Viktor needs to be out there for 25-30 a game.


----------



## Hype #9 (Feb 14, 2004)

NateBishop3 said:


> THEO!!! you cost Bassy his 5th assist... DARN YOU!


Haha, I thought the same thing. Dammit Theo. I think he was surprised by the pass.


----------



## SheedSoNasty (Dec 31, 2002)

Przybilla
Rahim
Khryapa
Joe Johnson
Telfair

I wish this could be our starting lineup next year.

With a solid bench of:

Ratliff
Outlaw
Monya
Fred Jones

And give spot minutes to anyone else.


----------



## keebs3 (Feb 19, 2004)

Teflair and Outlaw!!
WOW!

Future is looking good.

JMK


----------



## NateBishop3 (Jul 22, 2003)

The thing about Travis is he's so long and quick that he can get into the passing lane, ala Scottie Pippen.
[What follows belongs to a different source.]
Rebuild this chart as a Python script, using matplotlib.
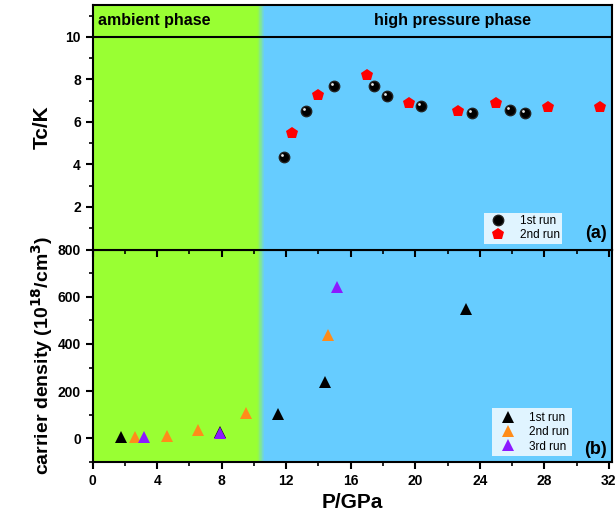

That's what makes him so good defensively. 

I don't think he's grown into his body entirely, but once he does... boy....


----------



## SheedSoNasty (Dec 31, 2002)

Maybe this is the irrationality springing from within me, but Outlaw and Khryapa are making it easy to forget Darius.


----------



## Xericx (Oct 29, 2004)

Why is Telfair playing SG!!!!!

:curse: 

He's pretty sloppy when he's NOT dictating the offense.


----------



## NateBishop3 (Jul 22, 2003)

Theo must have some of the worst hands in the league


----------



## Xericx (Oct 29, 2004)

:curse: :curse: :curse: :curse:


----------



## Hype #9 (Feb 14, 2004)

Telfair has 6 points, 5 assists, 4 rebounds, 2 steals and 6 turnovers at the half. He might get a quadruple double if he keeps this up. He'll cut those turnovers down, with experience.


----------



## NateBishop3 (Jul 22, 2003)

hmmm... well.... Bassy had 6 turnovers... He definitely needs to improve on that in the second half.


----------



## baler (Jul 16, 2003)

Hype #9 said:


> Telfair has 6 points, 5 assists, 4 rebounds, 2 steals and 6 turnovers at the half. He might get a quadruple double if he keeps this up. He'll cut those turnovers down, with experience.


Those 6TO's should be 3 more assists. If Theo could make a layup and Miles catch a pass....................................


----------



## Xericx (Oct 29, 2004)

Hype #9 said:


> Telfair has 6 points, 5 assists, 4 rebounds, 2 steals and 6 turnovers at the half. He might get a quadruple double if he keeps this up. He'll cut those turnovers down, with experience.


Most of them were bad passes too. 

ONe to SARs where he tried to feed the post. 

One to Miles who was defended by 3 players. 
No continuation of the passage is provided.